Set task: All of the data should be output character for character, except the pictures.

Supplied information:
=====
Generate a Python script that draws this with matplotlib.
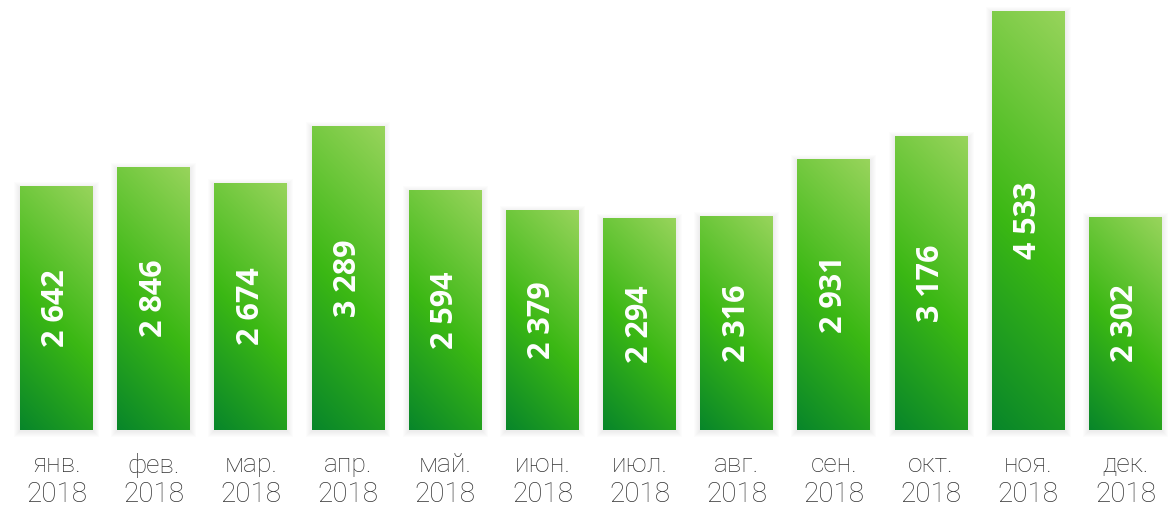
import numpy as np
import matplotlib
matplotlib.use("Agg")
import matplotlib.pyplot as plt
from matplotlib.colors import LinearSegmentedColormap
from matplotlib.transforms import blended_transform_factory

months = ["янв.", "фев.", "мар.", "апр.", "май.", "июн.", "июл.", "авг.", "сен.", "окт.", "ноя.", "дек."]
years = ["2018"] * 12
values = [2642, 2846, 2674, 3289, 2594, 2379, 2294, 2316, 2931, 3176, 4533, 2302]

W, H, DPI = 1170, 507, 100
fig = plt.figure(figsize=(W / DPI, H / DPI), dpi=DPI)
ax = fig.add_axes([0, 77 / H, 1, 430 / H])

spacing = 97.18
first = 56.5
ax.set_xlim(-first / spacing, (W - first) / spacing)
ymax = values[10] * 430 / 419
ax.set_ylim(0, ymax)
ax.axis("off")

cmap = LinearSegmentedColormap.from_list(
    "g", [(0.0, "#08862a"), (0.45, "#3bb814"), (1.0, "#98d45c")])

bw = 0.75
px_per_unit_x = spacing
px_per_unit_y = 430 / ymax
wpx = bw * px_per_unit_x
xs = np.arange(len(values))
bars = ax.bar(xs, values, width=bw, color="none", edgecolor="none", zorder=2)

for i, (b, v) in enumerate(zip(bars, values)):
    hpx = v * px_per_unit_y
    nx, ny = int(round(wpx)), int(round(hpx))
    xx = np.linspace(0, wpx, nx)
    yy = np.linspace(hpx, 0, ny)
    X, Y = np.meshgrid(xx, yy)
    t = (X + Y) / (wpx + hpx)
    # soft shadow
    for k in range(6):
        d = (k + 1) * 1.0
        ax.add_patch(plt.Rectangle((i - bw / 2 - d / spacing, -(d + 1) / px_per_unit_y),
                                   bw + 2 * d / spacing,
                                   v + (2 * d) / px_per_unit_y - 1 / px_per_unit_y,
                                   facecolor="black", alpha=0.012, edgecolor="none",
                                   zorder=1, clip_on=False))
    im = ax.imshow(cmap(t), extent=(i - bw / 2, i + bw / 2, 0, v),
                   aspect="auto", zorder=3, interpolation="bilinear")
    im.set_clip_path(b)
    label = f"{v:,}".replace(",", " ")
    ax.text(i, v / 2, label, rotation=90, ha="center", va="center",
            color="white", fontsize=22, fontweight="bold",
            family=["Open Sans", "DejaVu Sans"], zorder=4)

tr = blended_transform_factory(ax.transData, ax.transAxes)
for i, (m, y) in enumerate(zip(months, years)):
    ax.text(i, -35 / 430, m, ha="center", va="center", fontsize=19,
            color="#333333", family=["Roboto", "DejaVu Sans"], fontweight="light",
            transform=tr, clip_on=False)
    ax.text(i, -64 / 430, y, ha="center", va="center", fontsize=20,
            color="#333333", family=["Roboto", "DejaVu Sans"], fontweight="light",
            transform=tr, clip_on=False)

fig.savefig("out.png", dpi=DPI)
=====
Exercise result:
Generate a Python script that draws this with matplotlib.
import numpy as np
import matplotlib
matplotlib.use("Agg")
import matplotlib.pyplot as plt
from matplotlib.colors import LinearSegmentedColormap
from matplotlib.transforms import blended_transform_factory

months = ["янв.", "фев.", "мар.", "апр.", "май.", "июн.", "июл.", "авг.", "сен.", "окт.", "ноя.", "дек."]
years = ["2018"] * 12
values = [2642, 2846, 2674, 3289, 2594, 2379, 2294, 2316, 2931, 3176, 4533, 2302]

W, H, DPI = 1170, 507, 100
fig = plt.figure(figsize=(W / DPI, H / DPI), dpi=DPI)
ax = fig.add_axes([0, 77 / H, 1, 430 / H])

spacing = 97.18
first = 56.5
ax.set_xlim(-first / spacing, (W - first) / spacing)
ymax = values[10] * 430 / 419
ax.set_ylim(0, ymax)
ax.axis("off")

cmap = LinearSegmentedColormap.from_list(
    "g", [(0.0, "#08862a"), (0.45, "#3bb814"), (1.0, "#98d45c")])

bw = 0.75
px_per_unit_x = spacing
px_per_unit_y = 430 / ymax
wpx = bw * px_per_unit_x
xs = np.arange(len(values))
bars = ax.bar(xs, values, width=bw, color="none", edgecolor="none", zorder=2)

for i, (b, v) in enumerate(zip(bars, values)):
    hpx = v * px_per_unit_y
    nx, ny = int(round(wpx)), int(round(hpx))
    xx = np.linspace(0, wpx, nx)
    yy = np.linspace(hpx, 0, ny)
    X, Y = np.meshgrid(xx, yy)
    t = (X + Y) / (wpx + hpx)
    # soft shadow
    for k in range(6):
        d = (k + 1) * 1.0
        ax.add_patch(plt.Rectangle((i - bw / 2 - d / spacing, -(d + 1) / px_per_unit_y),
                                   bw + 2 * d / spacing,
                                   v + (2 * d) / px_per_unit_y - 1 / px_per_unit_y,
                                   facecolor="black", alpha=0.012, edgecolor="none",
                                   zorder=1, clip_on=False))
    im = ax.imshow(cmap(t), extent=(i - bw / 2, i + bw / 2, 0, v),
                   aspect="auto", zorder=3, interpolation="bilinear")
    im.set_clip_path(b)
    label = f"{v:,}".replace(",", " ")
    ax.text(i, v / 2, label, rotation=90, ha="center", va="center",
            color="white", fontsize=22, fontweight="bold",
            family=["Open Sans", "DejaVu Sans"], zorder=4)

tr = blended_transform_factory(ax.transData, ax.transAxes)
for i, (m, y) in enumerate(zip(months, years)):
    ax.text(i, -35 / 430, m, ha="center", va="center", fontsize=19,
            color="#333333", family=["Roboto", "DejaVu Sans"], fontweight="light",
            transform=tr, clip_on=False)
    ax.text(i, -64 / 430, y, ha="center", va="center", fontsize=20,
            color="#333333", family=["Roboto", "DejaVu Sans"], fontweight="light",
            transform=tr, clip_on=False)

fig.savefig("out.png", dpi=DPI)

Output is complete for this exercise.